Monday, November 9, 2009

The Beginning

Certain things have really stood out in my time working behind the obviously non-sterile counters of one of the local retail pharmacies (it rhymes with CVS...oops!). This is not to say that there has been anything that has failed to levy its own unique impact on how I view this ridiculous world of ours. There have been moments and events that have touched a wide array of emotional/psychological categories. I have experienced episodes that have evoked amusement, indifference, anger, confusion, annoyance, hatred, anxiety, boredom, and, on the somewhat rare instance, the utter desire to burn the whole thing down to the ground, force out a maniacal bevy of laughter, and extinguish the smoldering embers of my pharmaceutical hell with my sweet, sweet tears of joy...but I digress. I have selected some of my personal experiences and anecdotes for this very publication. For those of you who truly know me, you will realize that I post this mainly for myself because I do not really care if anybody else is interested...anywho, enjoy!

Hydrocododone:
I realize this is not an actual drug (I am a nationally certified and registered pharmacy tech). This all stems from a guy who would go through Vicodin like Skittles, and would force you to converse with him for a minimum of thirty minutes if there was a problem with him getting his favorite pain-reliever/liver-killer. He insisted on calling it hydrocododone! The guy has since died, but his legacy lives on in our world. Ne'er a day passes by without the mention of hydrocododone, and I fully believe the levity and amusement it brings allows us to partially hold on to what remains are rapidly-dissolving sanity.

What are those for?:
Besides irking me with their insistence upon ending sentences with a preposition, this question still catches me offguard. How many meds does one have to be on before they completely lose the ability to recall what they are taking? A good example would be the other day when a woman was picking up two scripts. She asked what she was getting. I tell her nitrofurantoin and phenazopyridine. She then asks "the question". Jeez! I politely explain to her the nitrofurantoin is the generic for Macrobid, an antibiotic used almost exclusively to fight cystitis (or what is commonly referred to as a urinary tract infection), and phenazopyridine is the generic for Azo, a urinary analgesic which limits inflammation in the urinary tract when combined with urine. She says, "Okay", as if it suddenly donned on her that she had an excruciatingly severe burning sensation every time she peed.

Co-pays:
No, we do not set the co-pays on your prescriptions. I am not artificially inflating the price of your meds for some sort of administration or service-rendered fee. I do not care how much you pay; in fact I would be ecstatic if everyone's scripts were $0 co-pay, that way I wouldn't get yelled at because they haven't met their deductible, or even more likely, their insurance sucks. Insurance companies do not make money by paying claims only from receiving your monthly payments. It should not surprise anyone that if they can find any way to weasel their way out of paying - they will. Contact your benefits department, and don't make me spend an hour on hold, and another thirty minutes talking to your insurance people to find out that the information is privileged and cannot be divulged to third-parties. I understand the economy is awful and the "stimulus package" gives you a meager $8 more a paycheck, but instead of blaming a person that has nothing to do with the percentage of the drug price your policy requires you to pay, maybe you should be glad you actually can afford medical and prescription coverage! If something were to happen to the other third of Americans without coverage we would be screwed.

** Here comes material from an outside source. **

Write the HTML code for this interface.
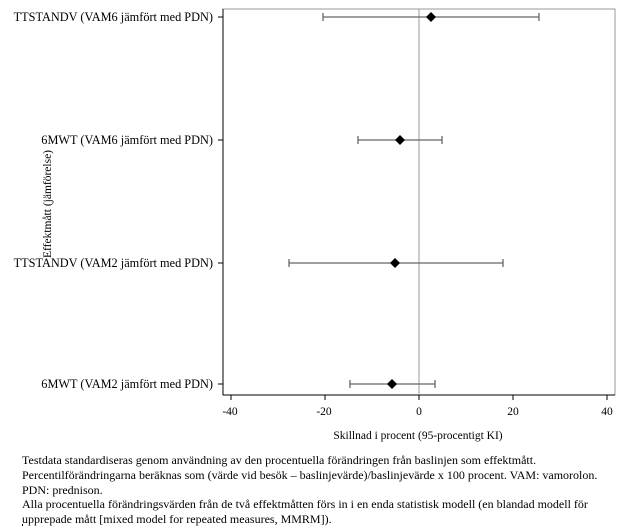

Plan-B/Cialis/Levitra/Viagra/Birth-control:
Plan-B, known every-so-adoringly as "the morning after pill" consistently sells out in our pharmacy. This is utterly disturbing. There are so many people, in our supposedly advanced and informed society, having unprotected sex in and around the Katy area, that we cannot meet the demand of zygote-killing-drugs. And if another retarded, gothic teen asks me how to use it, I am simply going to call their parents and them give them a detailed dispensing schedule for the little apples of their eyes (take by mouth within 72 hours of intercourse 12 hours apart - it comes with 2 pills and a lifelong sense of despair and hopelessness, all for $47.96!). We also run out of birth control a lot; at least those people are not adding to gene pools. And don’t get me started on dudes and their...uppers...viva Viagra!

More to come later! I know you guys are so very excited.